“The essence of hip-hop, the battle,” Jay-Z once declared, and when it comes to his most famous battle, everyone seems to agree that Nas won it on the back of such criticisms as “Eminem murdered you on your own shit.” Point of pride—it’s your song, you better be able to carry it.
But I always felt Eminem’s murdering Jay-Z on his own shit was a kind of weak criticism, at least on the specific song in question—“Renegade” features an all-time verse from Eminem which outshines a merely very good verse from Jay-Z. But everyone was very sensitive about the criticism, which is an interesting thing to think about in retrospect: by these standards, Kanye West has been murdered so many times on his own shit that it’s demeaning, or something. Except it’s not; by this point we don’t care and good for us. In fact, West has a long tradition of coaxing not just great verses, but the best verses a rapper’s ever given.
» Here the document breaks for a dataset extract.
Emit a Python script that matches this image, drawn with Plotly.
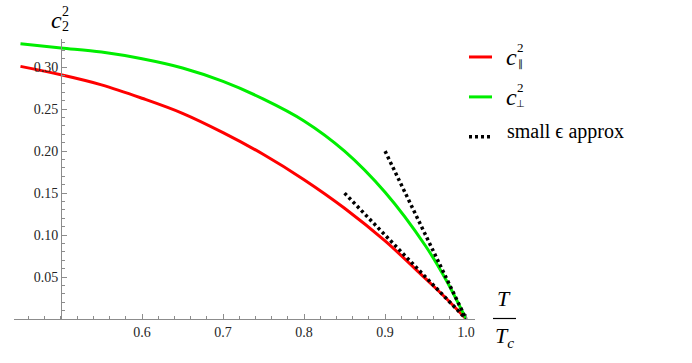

The first time I really became aware of this was way back in Late Registration:
Like Paul Wall even knew some of those words—“immaculate” “illuminate” and “insinuate” and such, just a slithering, swaggering verse. What has Paul Wall done again, besides this? For all I know he’s become a monk sworn to an oath of silence.
West’s new album basically becomes a baroque exercise in glutting featured artists in there—someone wrote that West uses guest artists like other people use instruments—and naturally some of them give absurdly good performances, much better, I’d suspect, than they’ll give again. A curious talent for a rapper.